Tags: federated search
4 Responses so far to "Just-In-Case or Just-in-Time?"
April 24th, 2010 at 1:41 pm
I continue to take issue with your implications that broadcast federated search can find ‘everything’. No federated search solution I’ve seen includes connectors for _every_ licensed and free resource that may contain information of interest. It’s probably not possible in general to ever be sure you’ve found “everything”, but if a user wants to find as much as realistically possible, I’m going to send them directly to native interfaces, not a broadcast search solution.
Of course, this will take an awful lot of time to search every resource individually that might possibly have information of interest — likely more time than is available. So what can you do? Pick the top one or three individual native resources (because even if they have connectors to your broadcast search, the quality of the connector may keep you from finding ‘everything’). Then resort to either broadcast federated search or an aggregated index for the rest (with standard google web search being of course one kind of aggregated index).
Which is optimal, broadcast search or aggregated index? Broadcast search will definitely be slower and clumsier. Will it necessarily always be more comprehensive? I have seen that claim made many times on this blog, but I would like to see some evidence of that, comparing the best most comprensive broadcast search tools for a scholarly research field, to the best most comprehensive aggregated index tool for a scholarly research field — and comparing comprehensiveness based on some kind of evidence. Neither an aggregated index nor a broadcast search tool can possibly include “everything” — either will include more the more resources ($$) are put into building it. It is not at all obvious to me that broadcast search _neccesarily_ results in more reliably comprehensive results than an aggregated index, per dollar spent on it.
April 24th, 2010 at 9:15 pm
Jonathan - My issue is that I think libraries should be in the business of providing their users with content sources that are important to their patrons. When libraries just provide their patrons with a discovery service they are abdicating their role of paying attention to what sources matter to their users. Carl Grant has written about this a number of times as have I.
Of course I don’t believe that federated search accesses every source. But here’s what I do believe. If libraries figure out which sources are the most relevant and a discovery service doesn’t include those then do federated search of those sources.
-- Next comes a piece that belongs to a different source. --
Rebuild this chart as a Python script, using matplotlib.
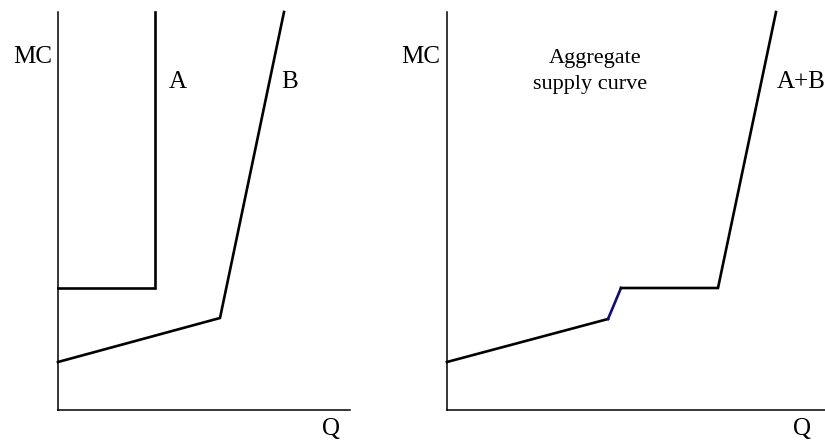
import matplotlib
matplotlib.use("Agg")
import matplotlib.pyplot as plt

# Data (Q, MC)
a_q = [0, 97, 97]
a_mc = [122, 122, 398]
b_q = [0, 162, 226]
b_mc = [48, 92, 398]
agg_q = [0, 161, 174, 271, 329]
agg_mc = [48, 91, 122, 122, 398]

W, H = 825, 444
fig = plt.figure(figsize=(W / 100, H / 100), dpi=100)
plt.rcParams['font.family'] = ['Liberation Serif', 'DejaVu Serif']

def make_ax(left, right, top, bottom):
    ax = fig.add_axes([left / W, 1 - bottom / H, (right - left) / W, (bottom - top) / H])
    ax.set_xlim(0, right - left)
    ax.set_ylim(0, bottom - top)
    for s in ('top', 'right'):
        ax.spines[s].set_visible(False)
    for s in ('left', 'bottom'):
        ax.spines[s].set_linewidth(1.1)
        ax.spines[s].set_color('black')
    ax.set_xticks([])
    ax.set_yticks([])
    ax.patch.set_alpha(0)
    return ax

ax1 = make_ax(58, 350, 12, 410)
ax1.plot(a_q, a_mc, color='black', lw=1.9, solid_joinstyle='miter', clip_on=False)
ax1.plot(b_q, b_mc, color='black', lw=1.9, solid_joinstyle='miter', clip_on=False)

ax2 = make_ax(447, 825, 12, 410)
ax2.plot(agg_q[:2], agg_mc[:2], color='black', lw=1.9, clip_on=False)
ax2.plot(agg_q[1:3], agg_mc[1:3], color='#0b0b85', lw=1.9, clip_on=False)
ax2.plot(agg_q[2:], agg_mc[2:], color='black', lw=1.9, solid_joinstyle='miter', clip_on=False)

def t(x, y, s, ha='center', size=18):
    fig.text(x / W, 1 - y / H, s, ha=ha, va='center', fontsize=size, color='black')

t(33, 57, 'MC')
t(421, 57, 'MC')
t(178, 82, 'A')
t(290, 82, 'B')
t(801, 82, 'A+B')
t(331, 429, 'Q')
t(802, 429, 'Q')
t(595, 59, 'Aggregate', size=16)
t(590, 85, 'supply curve', size=16)

fig.savefig('out.png', dpi=100)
“Comprehensive” is all relative to what your needs are. If a researcher needs to stay current with content from a dozen journals then a federated search system that has connectors to all twelve of those sources is comprehensive for that user.
Discovery services give great convenience (Google speed) but may or may not give users the sources they most need. If I were going to do in depth research - beyond a college term paper - I’d put up with the 30 seconds of waiting if I knew the federated search system included sources that my library staff hand picked because they thought they were relevant. And, if I had the time, sure I would search the native interface of every source.
April 26th, 2010 at 6:11 am
“If libraries figure out which sources are the most relevant and a discovery service doesn’t include those then do federated search of those sources.”
I can respect that for sure, but that second clause is an “if” that has not yet been answered, I think.
And there’s another “if” of course — if the federated search can include all resources librarians determine are most relevant (or more than the discovery service).
After all, in my support of our federated search product, there are sometimes resources that librarians determine are most relevant that are not supported by our federated search product either. With enough time and/or money they probably could be — but that’s true of an aggregated index discovery service too, right? Unless the rights holder refuses to make it available through that venue — which is possible for federated search too.
So realistically, it’s possible that some ‘most important’ resources won’t be covered by broadcast federated search, and it’s possible that some ‘most important’ resources won’t be covered by aggregated index too. I’m not comfortable making the assumption that any ‘good’ federated search solution will obviously cover more ‘most important’ resources than the a similarly priced ‘good’ aggregated index product. I think we need some investigation to see if this is true of actually existing products.
April 26th, 2010 at 6:22 am
Btu there’s actually a larger issue you bring up, which deserves some more thought too.
“When libraries just provide their patrons with a discovery service they are abdicating their role of paying attention to what sources matter to their users. ”
This is an important point, which I’m sympathetic to, and which deserves some attention.
One thing we need to do is separate practical reality from fantasy though. What level of selection do librarians actually exersize over real-world broadcast federated search in the academic/scholarly research field? Usually we can pick and choose from among resources that _themselves_ aggregate thousands of journal articles, from one or many publishers. We get to pick the ‘resources’, but the resources themselves have already picked for us what they’ll contain — have we abdicated our selection responsibilities to them?
Well, kind of, yes. Is this unfortunate? Quite possibly. Realistically though, we probably don’t have the time to choose baskets of resources on an individual article, or even individual title, level in the increasingly vast field.
Now, interestingly, an aggregated index product could theoretically allow us to choose a subset of records to be searched in a given search too. I know that both vendors I know of offering such products for the academic market have talked about offering such an option, but I don’t know if either one does yet. I’m also not sure if actual customers would choose to use this option if it did exist — federated search forces us to make the choices whether we want to or not (which may be a good thing?), aggregated index, in theory, can offer more options — make the choices, or take the ‘whole universe’ instead.
In fact, in theory, aggregated index could give _more_ flexible choices than broadcast search — it could allow libraries to set up search collections that split platform-vendor provided collections down the middle, including _exactly_ the scholarly titles (or even individual articles) chosen by a librarian, instead of having to take the entire vendor-provided package as a unit as in broadcast federated search. In theory this is possible — but would any library customers choose to make use of it were it available, would they actually have the time/resources to make such selections? I’m not sure.
With or without any kind of “cross search” (broadcast federated or aggregated index discovery), we have already kind of abdicated selection in the electronic realm where we buy resources by the ‘package’ instead of the individual title. There are a variety of reasons this has happened, most related to economics (both our economics and resources, and the economics and business models of our vendors). It may indeed be regrettable, but it’s true whether you’ve got fed search, aggregated index, both, or neither.